I don’t want to use Excel based on past experiences of data corrupting and losing all the work.
I have been told that “we can’t use Scribner because it’s not for making a manual like we want.”
Is there a simple way to create columns and tables in Scribner so that I can move this project away from a corruptible file?
Creating tables is simple. Adjusting them to work correctly is a bit more involved. But Scrivener’s tables do NOT act like Excel or Word tables. They accept what you put in them. They self-adjust for height and width, some, but they are not perfect, and often need manual adjusting. And whatever you do with them in the editor might not come out like that in the compiler.
ALL files are corruptible. Doesn’t matter what program made them.

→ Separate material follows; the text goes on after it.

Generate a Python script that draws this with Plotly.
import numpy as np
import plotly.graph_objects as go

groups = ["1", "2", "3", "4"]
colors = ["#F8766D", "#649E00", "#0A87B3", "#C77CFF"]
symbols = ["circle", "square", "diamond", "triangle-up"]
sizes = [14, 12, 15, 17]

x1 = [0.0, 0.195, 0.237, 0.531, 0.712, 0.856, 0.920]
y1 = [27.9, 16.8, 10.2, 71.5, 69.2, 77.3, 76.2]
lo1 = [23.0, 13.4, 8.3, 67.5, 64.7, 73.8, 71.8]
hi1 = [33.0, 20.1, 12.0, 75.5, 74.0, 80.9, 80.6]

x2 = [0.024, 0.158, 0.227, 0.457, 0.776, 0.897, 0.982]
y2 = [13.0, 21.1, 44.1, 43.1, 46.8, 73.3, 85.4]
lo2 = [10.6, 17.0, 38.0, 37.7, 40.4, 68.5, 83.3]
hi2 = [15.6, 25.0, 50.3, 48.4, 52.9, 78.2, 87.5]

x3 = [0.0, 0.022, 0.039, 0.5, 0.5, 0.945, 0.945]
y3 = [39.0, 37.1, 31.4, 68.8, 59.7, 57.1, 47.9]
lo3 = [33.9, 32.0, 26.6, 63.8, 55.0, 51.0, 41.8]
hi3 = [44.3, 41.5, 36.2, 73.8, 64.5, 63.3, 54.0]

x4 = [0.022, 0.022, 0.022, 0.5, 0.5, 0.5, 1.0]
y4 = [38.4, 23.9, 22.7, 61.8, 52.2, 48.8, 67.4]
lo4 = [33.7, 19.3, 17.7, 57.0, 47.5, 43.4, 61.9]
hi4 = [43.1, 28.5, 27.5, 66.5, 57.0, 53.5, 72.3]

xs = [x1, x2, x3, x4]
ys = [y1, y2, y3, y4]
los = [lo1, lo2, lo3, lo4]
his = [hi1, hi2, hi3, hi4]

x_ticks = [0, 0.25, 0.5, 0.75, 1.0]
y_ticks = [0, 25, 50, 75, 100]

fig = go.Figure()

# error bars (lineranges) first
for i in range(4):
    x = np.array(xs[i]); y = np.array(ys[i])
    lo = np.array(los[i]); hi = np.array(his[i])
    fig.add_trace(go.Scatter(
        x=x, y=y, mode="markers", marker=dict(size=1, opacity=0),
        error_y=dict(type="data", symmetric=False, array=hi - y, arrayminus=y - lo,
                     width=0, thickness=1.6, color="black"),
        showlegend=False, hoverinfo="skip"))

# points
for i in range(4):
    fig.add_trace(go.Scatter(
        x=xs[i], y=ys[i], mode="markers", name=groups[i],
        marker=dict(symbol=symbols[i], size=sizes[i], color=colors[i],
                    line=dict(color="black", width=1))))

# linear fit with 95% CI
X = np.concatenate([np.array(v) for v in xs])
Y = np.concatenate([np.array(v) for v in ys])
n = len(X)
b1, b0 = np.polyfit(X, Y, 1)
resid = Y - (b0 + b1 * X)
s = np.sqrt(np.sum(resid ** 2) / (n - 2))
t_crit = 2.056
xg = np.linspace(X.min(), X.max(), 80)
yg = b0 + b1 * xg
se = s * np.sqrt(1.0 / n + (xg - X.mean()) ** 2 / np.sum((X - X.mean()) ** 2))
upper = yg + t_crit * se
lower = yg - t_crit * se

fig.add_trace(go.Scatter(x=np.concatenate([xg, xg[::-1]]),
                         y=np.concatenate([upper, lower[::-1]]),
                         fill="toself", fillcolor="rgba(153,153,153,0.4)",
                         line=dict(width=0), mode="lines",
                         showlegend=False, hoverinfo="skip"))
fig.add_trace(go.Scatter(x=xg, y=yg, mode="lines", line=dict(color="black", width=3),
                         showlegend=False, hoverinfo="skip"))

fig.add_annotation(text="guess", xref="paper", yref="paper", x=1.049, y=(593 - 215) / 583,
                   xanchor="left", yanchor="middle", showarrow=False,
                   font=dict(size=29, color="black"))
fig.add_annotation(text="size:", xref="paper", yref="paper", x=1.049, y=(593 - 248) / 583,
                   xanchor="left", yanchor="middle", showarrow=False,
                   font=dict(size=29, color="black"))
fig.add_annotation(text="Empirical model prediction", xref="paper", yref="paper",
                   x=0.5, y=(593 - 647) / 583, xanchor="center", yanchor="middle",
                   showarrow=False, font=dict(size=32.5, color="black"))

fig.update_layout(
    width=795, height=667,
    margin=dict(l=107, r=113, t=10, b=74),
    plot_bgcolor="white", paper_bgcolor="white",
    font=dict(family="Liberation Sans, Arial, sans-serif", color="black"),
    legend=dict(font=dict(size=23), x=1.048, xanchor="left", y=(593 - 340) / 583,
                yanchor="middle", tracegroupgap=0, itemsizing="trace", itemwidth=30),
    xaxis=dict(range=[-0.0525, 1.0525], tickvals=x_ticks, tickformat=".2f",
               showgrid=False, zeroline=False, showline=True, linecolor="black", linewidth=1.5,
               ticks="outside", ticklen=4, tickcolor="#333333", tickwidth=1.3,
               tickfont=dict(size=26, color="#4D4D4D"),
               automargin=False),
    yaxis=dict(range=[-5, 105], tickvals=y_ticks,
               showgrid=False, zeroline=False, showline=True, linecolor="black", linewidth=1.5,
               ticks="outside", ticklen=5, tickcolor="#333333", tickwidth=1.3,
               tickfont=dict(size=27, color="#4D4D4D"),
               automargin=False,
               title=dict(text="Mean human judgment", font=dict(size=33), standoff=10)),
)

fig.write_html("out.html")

The computing world often uses checksums and hashes and verification of those, to make sure files have not been corrupted, and if they have been, to at least know about it and go back to the last good backup.
However, a free trial is available, so you can at least see if it will do what you need. And $40 for a copy of the software isn’t a bad price; I’m sure someone at your company can use it, and perhaps they’ll see that it CAN do those things. Or not.
Many users don’t use Scrivener for final output, either. They often shift their final output from Scrivener into something like QuarkXpress, Indesign, Scribus, or Microsoft Publisher, for further organization and pretty-formatting of the contents. Could even shift it into Excel, I suppose.